Um dos maiores trunfos do filme é a sua fotografia. É
difícil tirar os olhos do ecrã graças ao trabalho de Touraj Aslani, que utilizou um incrível paleta de cores
para dar mais significado a algumas cenas de A
Temporada do Rinoceronte.
A realização de Bahman Ghobadi é
igualmente assinalável. Uma das mais interessantes opções que o realizador
tomou na elaboração deste seu trabalho foi a forma diferente com que tratou o
antes e o depois da prisão de Sahel. O
poeta é a personagem principal do filme enquanto a ação decorre na atualidade,
mas os flashbacks que
nos levam até à década de 70 focam essencialmente o chauffeur Akbar, empregado da
família de Sahel, e o
seu relacionamento Mina,
por quem tem um paixão secreta. Ghobadi mostra-nos
assim um triângulo amoroso em várias perspetivas e em tempos diferentes e faz
com que conheçamos melhor cada personagem.

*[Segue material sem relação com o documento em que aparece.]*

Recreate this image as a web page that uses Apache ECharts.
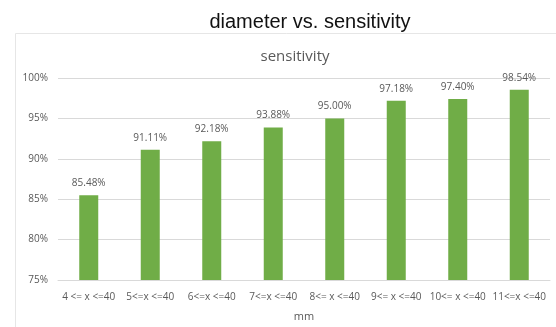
<!DOCTYPE html>
<html>
<head>
<meta charset="utf-8">
<script src="https://cdn.jsdelivr.net/npm/echarts@6/dist/echarts.min.js"></script>
<style>
  html, body { margin: 0; padding: 0; background: #ffffff; }
  #chart { width: 556px; height: 327px; }
</style>
</head>
<body>
<div id="chart"></div>
<script>
// Diameter ranges (mm) and the sensitivity measured for each
const categories = ['4 <= x <=40', '5<=x <=40', '6<=x <=40', '7<=x <=40', '8<= x <=40', '9<= x <=40', '10<= x <=40', '11<=x <=40'];
const sensitivity = [85.48, 91.11, 92.18, 93.88, 95.00, 97.18, 97.40, 98.54];

const chart = echarts.init(document.getElementById('chart'), null, { renderer: 'canvas' });
chart.setOption({
  backgroundColor: '#ffffff',
  animation: false,
  graphic: [{
    type: 'rect',
    shape: { x: 15.5, y: 33.5, width: 560, height: 310 },
    style: { fill: 'none', stroke: '#e6e6e6', lineWidth: 1 },
    silent: true
  }],
  title: [{
    text: 'diameter vs. sensitivity',
    left: 305, top: 7, textAlign: 'center',
    textStyle: { fontFamily: 'Liberation Sans', fontSize: 20, fontWeight: 'normal', color: '#111111' }
  }, {
    text: 'sensitivity',
    left: 290, top: 44, textAlign: 'center',
    textStyle: { fontFamily: 'Open Sans', fontSize: 15, fontWeight: 'normal', color: '#595959' }
  }],
  grid: { left: 58, right: 6, top: 78, bottom: 37 },
  xAxis: {
    type: 'category',
    data: categories,
    name: 'mm',
    nameLocation: 'middle',
    nameGap: 31,
    nameTextStyle: { fontFamily: 'Open Sans', fontSize: 11, color: '#595959' },
    axisLine: { lineStyle: { color: '#d9d9d9' } },
    axisTick: { show: false },
    axisLabel: { fontFamily: 'Open Sans', fontSize: 10, color: '#595959', margin: 12, interval: 0 }
  },
  yAxis: {
    type: 'value',
    min: 75, max: 100, interval: 5,
    axisLine: { show: false },
    axisTick: { show: false },
    splitLine: { lineStyle: { color: '#d9d9d9' } },
    axisLabel: { fontFamily: 'Open Sans', fontSize: 10, color: '#595959', margin: 10, formatter: v => v + '%' }
  },
  series: [{
    type: 'bar',
    data: sensitivity,
    barWidth: 19,
    itemStyle: { color: '#70ad47' },
    label: {
      show: true, position: 'top', distance: 7,
      fontFamily: 'Open Sans', fontSize: 10, color: '#595959',
      formatter: p => p.value.toFixed(2) + '%'
    }
  }]
});
</script>
</body>
</html>
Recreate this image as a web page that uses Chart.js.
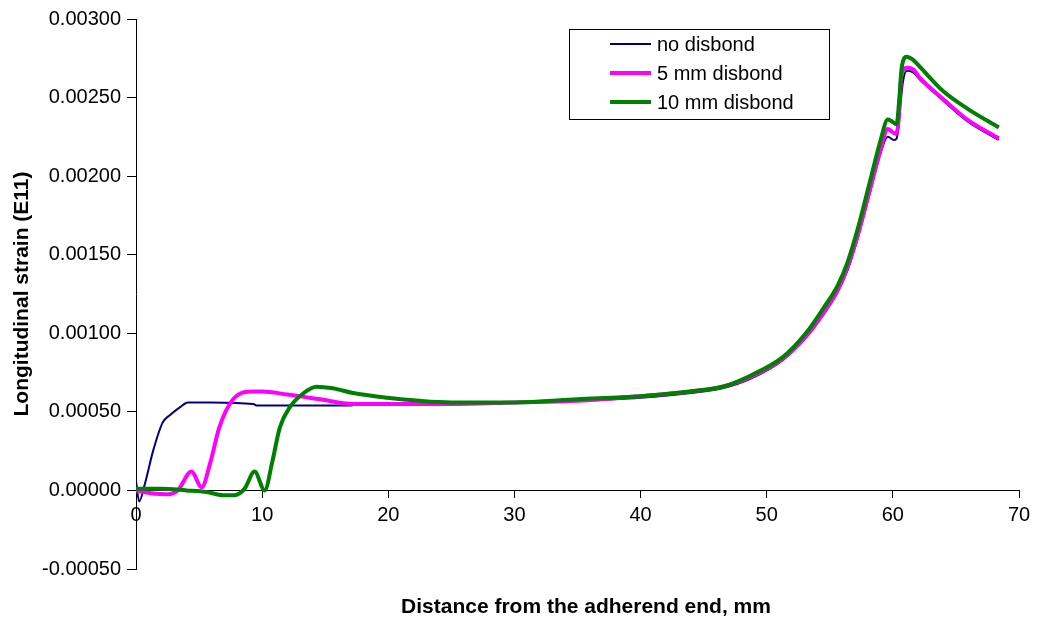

O elenco não é composto por muitos atores. Behrouz Vossoughi, Monica
Bellucci e Yilmaz Erdogan são
os verdadeiros líderes do filme, com performances incríveis. Não havendo muitos
diálogos no argumento de Ghobadi, as
personagens foram essencialmente construídas a partir dos gestos dos seus
intérpretes e dos pequenos detalhes que cada um transmitiu.
A Temporada do
Rinoceronte é um dos filmes mais
incríveis do ano. Tem algumas das imagens mais bonitas do cinema dos últimos
anos e não vai deixar ninguém indiferente. A belíssima realização de Bahman Ghobadi (que
continua a provar ser um dos mais importantes realizadores iranianos da
atualidade) aliada ao exímio trabalho de fotografia, às grandes interpretações
do seu elenco e à poesia de Sadegh Kamangar fazem desta sua obra um retrato
comovente sobre o amor e as injustiças da vida.